Your instructions >> Repeat only the lines from the line containing "Generate a web" through the line containing "var offsets = [36, 105, 174, 242];", both included, exactly as they stand.

Items >>
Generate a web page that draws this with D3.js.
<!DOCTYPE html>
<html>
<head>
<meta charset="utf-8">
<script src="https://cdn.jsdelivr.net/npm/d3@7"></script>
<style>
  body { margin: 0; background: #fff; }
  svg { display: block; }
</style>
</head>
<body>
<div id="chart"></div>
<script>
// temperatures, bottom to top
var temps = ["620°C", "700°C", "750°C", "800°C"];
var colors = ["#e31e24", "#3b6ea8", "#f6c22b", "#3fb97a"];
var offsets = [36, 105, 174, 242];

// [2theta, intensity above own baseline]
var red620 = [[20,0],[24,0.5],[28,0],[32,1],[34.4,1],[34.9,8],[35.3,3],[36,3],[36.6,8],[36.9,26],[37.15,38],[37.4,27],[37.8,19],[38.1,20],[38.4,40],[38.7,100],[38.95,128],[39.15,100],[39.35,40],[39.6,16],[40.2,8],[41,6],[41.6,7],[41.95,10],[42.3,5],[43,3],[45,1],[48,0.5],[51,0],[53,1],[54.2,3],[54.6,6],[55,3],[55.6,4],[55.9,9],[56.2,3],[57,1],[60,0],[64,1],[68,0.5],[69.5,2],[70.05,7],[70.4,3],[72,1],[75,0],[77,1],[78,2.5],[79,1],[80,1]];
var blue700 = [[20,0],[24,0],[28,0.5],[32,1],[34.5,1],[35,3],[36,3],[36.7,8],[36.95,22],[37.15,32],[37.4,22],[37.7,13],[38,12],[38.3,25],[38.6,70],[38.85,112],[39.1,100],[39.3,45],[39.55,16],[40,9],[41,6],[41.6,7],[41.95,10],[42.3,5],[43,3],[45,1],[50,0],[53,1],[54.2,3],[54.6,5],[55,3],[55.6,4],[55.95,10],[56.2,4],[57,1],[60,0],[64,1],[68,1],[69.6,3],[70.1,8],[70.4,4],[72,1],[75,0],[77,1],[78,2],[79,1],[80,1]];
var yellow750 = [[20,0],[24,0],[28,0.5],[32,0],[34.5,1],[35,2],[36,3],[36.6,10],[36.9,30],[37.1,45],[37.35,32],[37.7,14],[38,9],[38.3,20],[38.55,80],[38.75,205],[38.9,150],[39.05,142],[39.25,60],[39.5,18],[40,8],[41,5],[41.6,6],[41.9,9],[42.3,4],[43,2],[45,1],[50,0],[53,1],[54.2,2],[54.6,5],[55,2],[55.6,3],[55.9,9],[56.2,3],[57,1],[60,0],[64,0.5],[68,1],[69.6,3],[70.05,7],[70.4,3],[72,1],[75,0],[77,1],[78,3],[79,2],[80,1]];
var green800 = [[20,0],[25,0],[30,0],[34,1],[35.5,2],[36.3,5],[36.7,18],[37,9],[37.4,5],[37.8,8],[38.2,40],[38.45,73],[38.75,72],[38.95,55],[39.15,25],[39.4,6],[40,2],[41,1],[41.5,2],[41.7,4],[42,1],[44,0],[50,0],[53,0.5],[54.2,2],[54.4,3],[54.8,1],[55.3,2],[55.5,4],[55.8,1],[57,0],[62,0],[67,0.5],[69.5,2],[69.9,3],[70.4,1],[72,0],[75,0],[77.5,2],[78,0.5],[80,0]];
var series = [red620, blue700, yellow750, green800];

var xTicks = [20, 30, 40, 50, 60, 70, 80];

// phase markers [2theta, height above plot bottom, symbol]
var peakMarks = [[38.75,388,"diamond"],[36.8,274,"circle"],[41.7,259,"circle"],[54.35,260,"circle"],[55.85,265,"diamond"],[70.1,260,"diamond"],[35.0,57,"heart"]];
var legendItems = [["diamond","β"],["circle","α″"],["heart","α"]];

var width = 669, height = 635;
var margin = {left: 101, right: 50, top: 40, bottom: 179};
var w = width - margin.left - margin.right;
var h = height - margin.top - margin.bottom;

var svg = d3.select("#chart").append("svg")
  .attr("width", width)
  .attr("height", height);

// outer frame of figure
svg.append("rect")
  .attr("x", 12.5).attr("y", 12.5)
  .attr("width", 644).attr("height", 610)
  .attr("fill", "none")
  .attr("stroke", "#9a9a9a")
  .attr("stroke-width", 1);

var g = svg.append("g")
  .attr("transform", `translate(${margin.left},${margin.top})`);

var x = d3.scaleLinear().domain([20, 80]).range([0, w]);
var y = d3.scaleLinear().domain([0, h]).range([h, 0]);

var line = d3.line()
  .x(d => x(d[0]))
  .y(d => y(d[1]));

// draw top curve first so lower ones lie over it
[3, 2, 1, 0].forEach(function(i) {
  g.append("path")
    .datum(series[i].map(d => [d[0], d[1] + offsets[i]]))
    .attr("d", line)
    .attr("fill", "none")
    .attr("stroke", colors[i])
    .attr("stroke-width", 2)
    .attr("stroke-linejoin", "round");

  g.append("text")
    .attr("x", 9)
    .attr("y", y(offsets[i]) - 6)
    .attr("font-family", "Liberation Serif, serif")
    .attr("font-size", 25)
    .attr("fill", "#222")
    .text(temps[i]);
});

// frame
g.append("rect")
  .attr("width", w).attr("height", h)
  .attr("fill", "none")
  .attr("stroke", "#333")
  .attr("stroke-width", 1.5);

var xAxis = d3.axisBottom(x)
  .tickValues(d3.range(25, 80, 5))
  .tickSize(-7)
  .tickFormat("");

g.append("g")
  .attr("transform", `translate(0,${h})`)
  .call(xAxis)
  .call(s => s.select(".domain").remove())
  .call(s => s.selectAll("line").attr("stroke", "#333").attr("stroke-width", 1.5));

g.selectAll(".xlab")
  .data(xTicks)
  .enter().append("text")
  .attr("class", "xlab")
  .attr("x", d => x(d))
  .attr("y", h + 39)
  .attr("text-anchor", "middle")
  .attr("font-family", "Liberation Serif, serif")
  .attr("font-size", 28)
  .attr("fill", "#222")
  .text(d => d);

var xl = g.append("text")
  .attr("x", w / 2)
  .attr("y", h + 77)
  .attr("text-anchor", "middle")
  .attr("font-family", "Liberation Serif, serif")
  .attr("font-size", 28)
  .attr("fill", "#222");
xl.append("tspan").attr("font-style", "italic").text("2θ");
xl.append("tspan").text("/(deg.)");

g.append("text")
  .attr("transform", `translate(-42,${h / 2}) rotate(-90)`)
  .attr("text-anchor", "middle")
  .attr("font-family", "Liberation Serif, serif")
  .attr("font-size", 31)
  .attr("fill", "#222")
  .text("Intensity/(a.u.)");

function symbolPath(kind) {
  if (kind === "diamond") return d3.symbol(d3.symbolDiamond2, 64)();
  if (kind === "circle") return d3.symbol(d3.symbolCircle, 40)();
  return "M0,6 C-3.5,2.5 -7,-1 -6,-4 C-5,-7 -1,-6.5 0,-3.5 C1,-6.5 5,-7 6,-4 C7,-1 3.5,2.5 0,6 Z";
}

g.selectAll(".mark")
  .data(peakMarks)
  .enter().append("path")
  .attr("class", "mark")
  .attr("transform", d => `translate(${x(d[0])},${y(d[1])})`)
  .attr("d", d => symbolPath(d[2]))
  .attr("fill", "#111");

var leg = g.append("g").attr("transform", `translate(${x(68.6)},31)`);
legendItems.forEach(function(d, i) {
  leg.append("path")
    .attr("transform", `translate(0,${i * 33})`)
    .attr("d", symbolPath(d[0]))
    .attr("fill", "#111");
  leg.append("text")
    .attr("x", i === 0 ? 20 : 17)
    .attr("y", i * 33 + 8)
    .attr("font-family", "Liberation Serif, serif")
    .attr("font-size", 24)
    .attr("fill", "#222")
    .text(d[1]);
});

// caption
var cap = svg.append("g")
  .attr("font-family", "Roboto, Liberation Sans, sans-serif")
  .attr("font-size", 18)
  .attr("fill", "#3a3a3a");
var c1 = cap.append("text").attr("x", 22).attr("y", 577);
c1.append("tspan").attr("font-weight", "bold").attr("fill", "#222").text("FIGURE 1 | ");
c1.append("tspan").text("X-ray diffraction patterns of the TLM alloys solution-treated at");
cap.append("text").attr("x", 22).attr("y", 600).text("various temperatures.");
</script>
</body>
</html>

---

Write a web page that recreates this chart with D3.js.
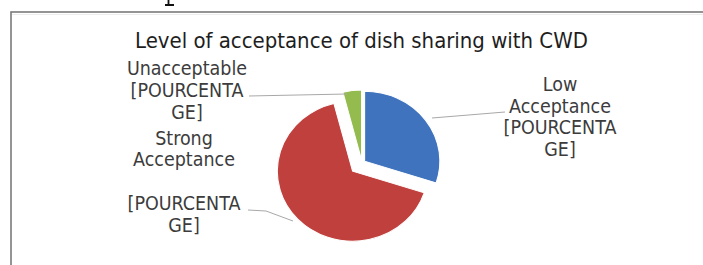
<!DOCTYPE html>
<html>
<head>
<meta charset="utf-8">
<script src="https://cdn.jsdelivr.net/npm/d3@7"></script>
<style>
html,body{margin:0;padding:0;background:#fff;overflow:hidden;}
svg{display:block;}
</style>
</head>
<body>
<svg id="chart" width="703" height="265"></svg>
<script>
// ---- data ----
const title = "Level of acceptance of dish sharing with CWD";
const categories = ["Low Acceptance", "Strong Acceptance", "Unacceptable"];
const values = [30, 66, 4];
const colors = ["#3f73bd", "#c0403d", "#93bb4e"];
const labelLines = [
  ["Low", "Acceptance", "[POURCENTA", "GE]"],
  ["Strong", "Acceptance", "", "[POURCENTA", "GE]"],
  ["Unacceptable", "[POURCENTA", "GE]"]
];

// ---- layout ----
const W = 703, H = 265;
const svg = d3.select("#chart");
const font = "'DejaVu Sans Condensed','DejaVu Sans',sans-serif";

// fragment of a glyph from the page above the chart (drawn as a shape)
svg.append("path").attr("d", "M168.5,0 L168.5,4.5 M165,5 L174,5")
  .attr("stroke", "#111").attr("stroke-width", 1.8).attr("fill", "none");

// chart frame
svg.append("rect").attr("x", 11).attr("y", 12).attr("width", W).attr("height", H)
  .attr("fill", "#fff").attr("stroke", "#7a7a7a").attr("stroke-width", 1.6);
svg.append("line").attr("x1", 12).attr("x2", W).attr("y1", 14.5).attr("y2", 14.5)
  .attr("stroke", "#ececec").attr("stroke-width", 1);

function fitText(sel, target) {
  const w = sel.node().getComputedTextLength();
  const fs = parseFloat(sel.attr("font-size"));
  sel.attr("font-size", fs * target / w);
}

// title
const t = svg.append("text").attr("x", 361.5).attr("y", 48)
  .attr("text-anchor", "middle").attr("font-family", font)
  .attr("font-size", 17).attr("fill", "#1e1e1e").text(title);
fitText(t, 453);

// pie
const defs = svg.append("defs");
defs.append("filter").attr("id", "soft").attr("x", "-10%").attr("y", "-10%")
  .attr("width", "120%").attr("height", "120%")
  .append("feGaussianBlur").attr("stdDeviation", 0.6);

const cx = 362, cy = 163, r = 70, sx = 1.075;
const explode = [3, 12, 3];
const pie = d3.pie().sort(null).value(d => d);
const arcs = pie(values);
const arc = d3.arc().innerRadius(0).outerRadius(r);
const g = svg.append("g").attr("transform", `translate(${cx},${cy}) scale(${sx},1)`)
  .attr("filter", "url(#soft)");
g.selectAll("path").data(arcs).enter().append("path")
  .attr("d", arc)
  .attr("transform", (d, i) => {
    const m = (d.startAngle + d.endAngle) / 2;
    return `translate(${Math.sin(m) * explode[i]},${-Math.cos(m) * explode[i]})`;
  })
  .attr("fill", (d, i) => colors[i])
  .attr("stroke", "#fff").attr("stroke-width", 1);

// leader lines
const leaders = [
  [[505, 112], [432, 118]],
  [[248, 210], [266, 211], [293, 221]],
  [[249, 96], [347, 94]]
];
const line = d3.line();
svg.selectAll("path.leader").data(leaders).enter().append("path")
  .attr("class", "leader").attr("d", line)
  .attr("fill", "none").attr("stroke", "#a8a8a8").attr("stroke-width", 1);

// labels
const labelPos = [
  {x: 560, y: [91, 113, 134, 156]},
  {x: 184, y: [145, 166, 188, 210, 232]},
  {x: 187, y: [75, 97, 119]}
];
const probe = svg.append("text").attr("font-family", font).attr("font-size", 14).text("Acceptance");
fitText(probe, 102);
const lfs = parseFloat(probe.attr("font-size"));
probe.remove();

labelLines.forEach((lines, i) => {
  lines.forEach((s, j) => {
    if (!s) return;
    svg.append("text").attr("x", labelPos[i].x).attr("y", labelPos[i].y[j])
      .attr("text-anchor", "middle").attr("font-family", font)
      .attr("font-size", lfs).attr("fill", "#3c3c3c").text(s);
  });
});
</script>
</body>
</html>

...

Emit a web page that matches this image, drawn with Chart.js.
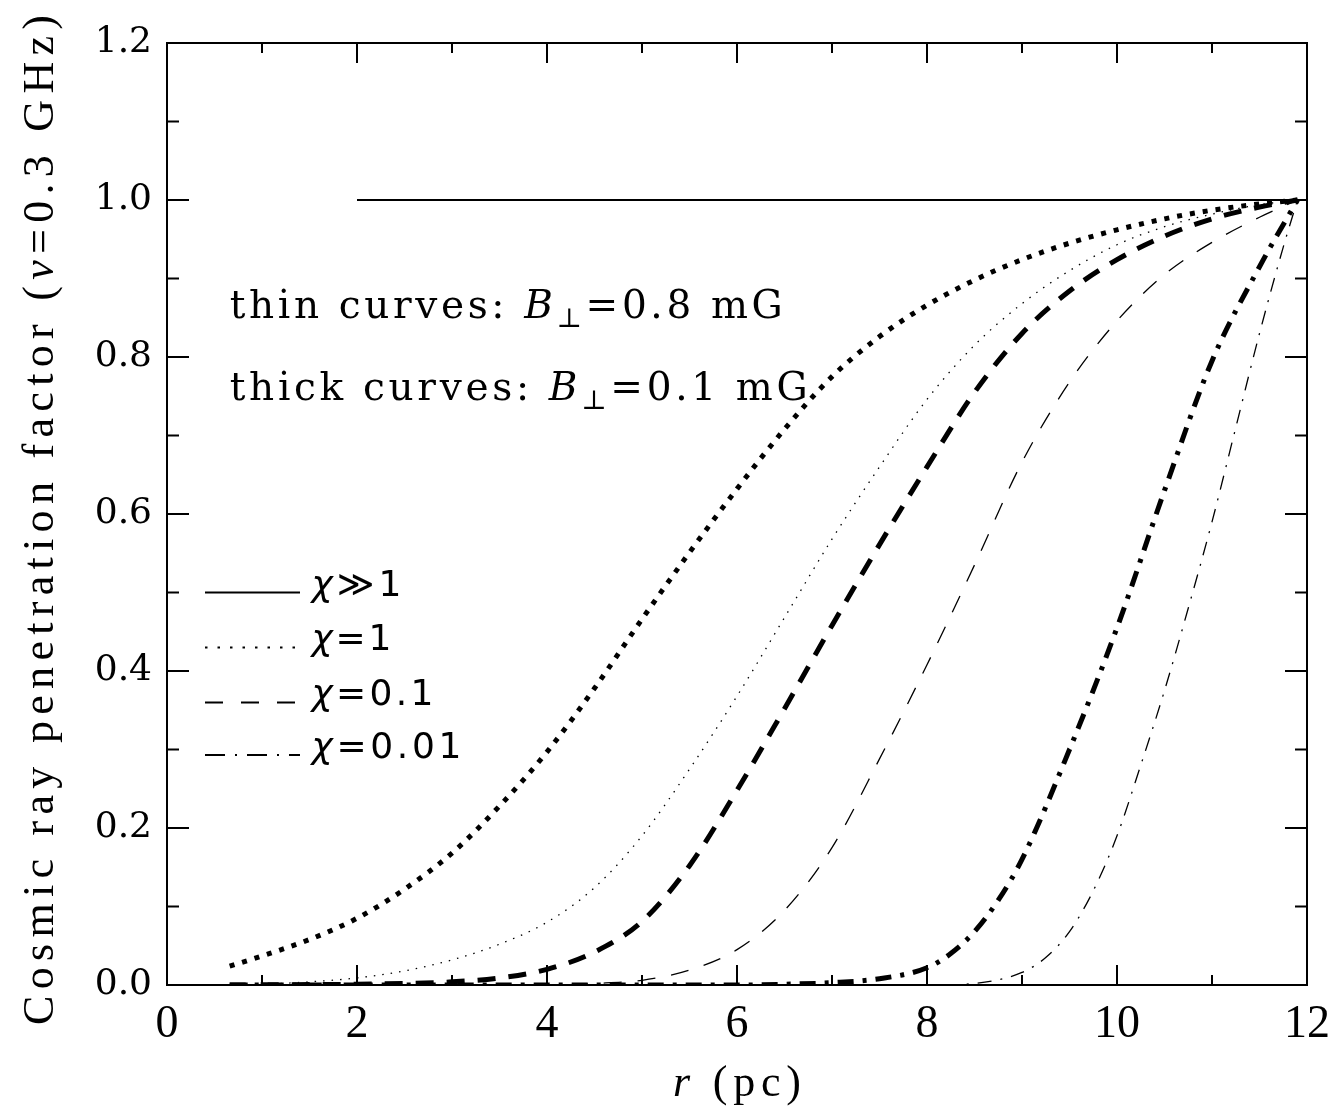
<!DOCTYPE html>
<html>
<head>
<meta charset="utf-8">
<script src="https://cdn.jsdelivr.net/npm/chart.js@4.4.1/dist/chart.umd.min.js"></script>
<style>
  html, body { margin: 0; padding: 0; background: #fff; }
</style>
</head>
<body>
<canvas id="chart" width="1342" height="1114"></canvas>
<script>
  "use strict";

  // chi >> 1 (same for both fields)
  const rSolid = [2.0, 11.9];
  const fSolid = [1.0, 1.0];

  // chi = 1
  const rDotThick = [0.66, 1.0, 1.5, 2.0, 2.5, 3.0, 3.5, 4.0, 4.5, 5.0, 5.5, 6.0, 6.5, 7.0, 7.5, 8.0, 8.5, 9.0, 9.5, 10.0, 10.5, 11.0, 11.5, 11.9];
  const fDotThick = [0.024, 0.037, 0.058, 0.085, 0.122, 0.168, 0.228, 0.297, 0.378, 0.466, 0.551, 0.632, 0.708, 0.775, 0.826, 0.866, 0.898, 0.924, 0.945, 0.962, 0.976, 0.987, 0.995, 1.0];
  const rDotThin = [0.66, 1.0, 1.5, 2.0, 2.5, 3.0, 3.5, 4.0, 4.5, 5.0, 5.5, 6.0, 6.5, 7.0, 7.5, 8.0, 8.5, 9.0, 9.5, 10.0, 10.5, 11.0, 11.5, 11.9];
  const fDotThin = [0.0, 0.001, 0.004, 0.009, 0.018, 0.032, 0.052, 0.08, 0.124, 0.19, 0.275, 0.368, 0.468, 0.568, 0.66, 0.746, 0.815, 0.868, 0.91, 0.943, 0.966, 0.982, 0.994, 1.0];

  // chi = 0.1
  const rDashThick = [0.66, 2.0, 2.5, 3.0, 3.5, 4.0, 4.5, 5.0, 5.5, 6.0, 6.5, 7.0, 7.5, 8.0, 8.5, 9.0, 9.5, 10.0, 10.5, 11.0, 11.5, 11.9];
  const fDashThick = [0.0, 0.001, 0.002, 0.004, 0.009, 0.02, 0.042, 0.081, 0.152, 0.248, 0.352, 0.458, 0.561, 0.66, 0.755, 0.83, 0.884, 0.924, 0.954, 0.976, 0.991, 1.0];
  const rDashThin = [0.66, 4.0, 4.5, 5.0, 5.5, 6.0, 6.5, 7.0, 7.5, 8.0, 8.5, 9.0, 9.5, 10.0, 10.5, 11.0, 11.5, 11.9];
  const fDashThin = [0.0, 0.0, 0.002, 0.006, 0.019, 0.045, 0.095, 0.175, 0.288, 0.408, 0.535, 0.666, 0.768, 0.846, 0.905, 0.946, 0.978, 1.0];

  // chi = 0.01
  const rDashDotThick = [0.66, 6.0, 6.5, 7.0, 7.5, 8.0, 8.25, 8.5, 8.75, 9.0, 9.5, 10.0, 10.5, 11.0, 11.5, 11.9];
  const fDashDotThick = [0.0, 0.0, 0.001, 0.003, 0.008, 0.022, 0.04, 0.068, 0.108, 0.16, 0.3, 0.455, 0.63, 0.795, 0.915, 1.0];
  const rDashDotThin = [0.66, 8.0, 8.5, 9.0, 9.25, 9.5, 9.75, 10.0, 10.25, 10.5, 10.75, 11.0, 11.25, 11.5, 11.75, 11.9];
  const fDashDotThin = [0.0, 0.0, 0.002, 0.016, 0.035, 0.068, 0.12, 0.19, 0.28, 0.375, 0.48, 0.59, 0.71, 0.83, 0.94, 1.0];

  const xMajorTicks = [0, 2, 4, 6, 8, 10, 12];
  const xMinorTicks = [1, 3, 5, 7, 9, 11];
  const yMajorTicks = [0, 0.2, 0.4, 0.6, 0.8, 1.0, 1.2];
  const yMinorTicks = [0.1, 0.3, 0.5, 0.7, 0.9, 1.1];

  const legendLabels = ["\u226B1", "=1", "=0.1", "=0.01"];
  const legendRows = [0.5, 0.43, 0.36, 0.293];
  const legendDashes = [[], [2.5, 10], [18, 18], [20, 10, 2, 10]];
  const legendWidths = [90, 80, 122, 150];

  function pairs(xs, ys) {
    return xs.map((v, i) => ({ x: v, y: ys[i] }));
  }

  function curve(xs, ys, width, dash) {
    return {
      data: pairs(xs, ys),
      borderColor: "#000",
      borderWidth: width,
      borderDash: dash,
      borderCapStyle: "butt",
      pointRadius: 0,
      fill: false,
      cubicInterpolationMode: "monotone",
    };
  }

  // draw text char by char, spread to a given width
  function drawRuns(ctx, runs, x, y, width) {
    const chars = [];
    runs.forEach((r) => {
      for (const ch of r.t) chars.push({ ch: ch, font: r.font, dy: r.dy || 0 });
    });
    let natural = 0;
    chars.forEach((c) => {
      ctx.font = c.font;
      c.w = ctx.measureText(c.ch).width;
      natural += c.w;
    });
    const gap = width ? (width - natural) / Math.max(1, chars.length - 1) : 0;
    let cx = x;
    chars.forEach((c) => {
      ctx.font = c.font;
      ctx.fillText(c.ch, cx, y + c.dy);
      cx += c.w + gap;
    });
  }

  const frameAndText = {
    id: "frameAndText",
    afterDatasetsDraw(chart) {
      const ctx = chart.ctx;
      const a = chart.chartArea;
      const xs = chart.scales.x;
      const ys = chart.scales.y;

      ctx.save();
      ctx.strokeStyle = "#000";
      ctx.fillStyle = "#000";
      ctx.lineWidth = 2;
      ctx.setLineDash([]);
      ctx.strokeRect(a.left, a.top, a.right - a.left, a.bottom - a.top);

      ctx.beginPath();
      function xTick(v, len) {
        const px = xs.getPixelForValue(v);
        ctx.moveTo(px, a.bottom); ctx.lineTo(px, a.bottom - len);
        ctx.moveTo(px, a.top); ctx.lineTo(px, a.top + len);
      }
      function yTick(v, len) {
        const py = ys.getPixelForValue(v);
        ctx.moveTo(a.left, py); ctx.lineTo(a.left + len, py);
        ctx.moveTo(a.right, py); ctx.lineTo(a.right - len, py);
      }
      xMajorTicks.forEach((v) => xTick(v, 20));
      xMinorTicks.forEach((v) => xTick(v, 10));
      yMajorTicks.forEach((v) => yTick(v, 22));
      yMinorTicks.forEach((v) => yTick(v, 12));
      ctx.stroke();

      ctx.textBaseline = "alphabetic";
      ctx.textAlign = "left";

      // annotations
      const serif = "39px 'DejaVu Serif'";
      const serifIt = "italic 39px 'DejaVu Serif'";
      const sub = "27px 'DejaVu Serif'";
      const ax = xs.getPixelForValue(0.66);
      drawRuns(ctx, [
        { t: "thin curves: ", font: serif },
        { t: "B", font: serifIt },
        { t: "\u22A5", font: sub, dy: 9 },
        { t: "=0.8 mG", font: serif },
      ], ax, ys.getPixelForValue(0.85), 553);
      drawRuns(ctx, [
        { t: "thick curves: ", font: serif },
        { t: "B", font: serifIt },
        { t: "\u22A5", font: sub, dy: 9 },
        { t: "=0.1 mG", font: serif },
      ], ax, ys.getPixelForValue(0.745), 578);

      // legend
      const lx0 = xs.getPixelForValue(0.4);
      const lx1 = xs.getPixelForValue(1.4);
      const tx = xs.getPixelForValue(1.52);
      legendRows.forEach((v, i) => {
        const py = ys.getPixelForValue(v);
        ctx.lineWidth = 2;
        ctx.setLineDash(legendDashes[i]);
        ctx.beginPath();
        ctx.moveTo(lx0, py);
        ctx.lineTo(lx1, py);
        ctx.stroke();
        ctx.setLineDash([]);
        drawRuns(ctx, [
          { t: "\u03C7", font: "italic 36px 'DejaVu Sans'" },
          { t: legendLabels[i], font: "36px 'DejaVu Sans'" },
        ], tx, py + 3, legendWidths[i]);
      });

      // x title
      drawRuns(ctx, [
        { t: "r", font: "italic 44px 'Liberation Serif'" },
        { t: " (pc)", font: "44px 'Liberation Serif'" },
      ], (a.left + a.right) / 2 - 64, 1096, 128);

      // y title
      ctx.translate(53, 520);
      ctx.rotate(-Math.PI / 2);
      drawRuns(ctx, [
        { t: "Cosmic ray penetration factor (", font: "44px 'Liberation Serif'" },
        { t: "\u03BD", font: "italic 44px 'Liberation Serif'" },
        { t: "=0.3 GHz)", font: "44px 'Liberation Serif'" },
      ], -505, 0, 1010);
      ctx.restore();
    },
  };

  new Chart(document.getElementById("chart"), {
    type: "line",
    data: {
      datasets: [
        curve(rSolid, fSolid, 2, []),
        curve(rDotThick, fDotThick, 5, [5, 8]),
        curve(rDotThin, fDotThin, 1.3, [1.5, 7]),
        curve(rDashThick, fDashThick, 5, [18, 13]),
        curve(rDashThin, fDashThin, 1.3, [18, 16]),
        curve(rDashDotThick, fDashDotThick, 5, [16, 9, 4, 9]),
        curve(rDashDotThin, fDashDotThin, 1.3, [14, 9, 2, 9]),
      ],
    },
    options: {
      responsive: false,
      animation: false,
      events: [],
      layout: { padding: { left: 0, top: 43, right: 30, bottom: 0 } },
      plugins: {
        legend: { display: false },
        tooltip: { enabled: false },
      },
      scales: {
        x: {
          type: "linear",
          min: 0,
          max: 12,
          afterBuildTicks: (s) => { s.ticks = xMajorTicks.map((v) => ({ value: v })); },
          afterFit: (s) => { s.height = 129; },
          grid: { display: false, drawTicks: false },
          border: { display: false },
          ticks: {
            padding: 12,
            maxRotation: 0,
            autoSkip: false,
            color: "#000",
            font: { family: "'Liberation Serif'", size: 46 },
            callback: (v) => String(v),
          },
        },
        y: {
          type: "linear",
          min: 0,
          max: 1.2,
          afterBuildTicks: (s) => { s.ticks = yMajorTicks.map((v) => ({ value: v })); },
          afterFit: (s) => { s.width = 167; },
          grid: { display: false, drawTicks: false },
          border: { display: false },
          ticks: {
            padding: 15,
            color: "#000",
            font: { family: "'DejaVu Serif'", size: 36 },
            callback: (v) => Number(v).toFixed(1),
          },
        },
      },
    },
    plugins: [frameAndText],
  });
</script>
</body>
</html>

Output >>
Generate a web page that draws this with D3.js.
<!DOCTYPE html>
<html>
<head>
<meta charset="utf-8">
<script src="https://cdn.jsdelivr.net/npm/d3@7"></script>
<style>
  body { margin: 0; background: #fff; }
  svg { display: block; }
</style>
</head>
<body>
<div id="chart"></div>
<script>
// temperatures, bottom to top
var temps = ["620°C", "700°C", "750°C", "800°C"];
var colors = ["#e31e24", "#3b6ea8", "#f6c22b", "#3fb97a"];
var offsets = [36, 105, 174, 242];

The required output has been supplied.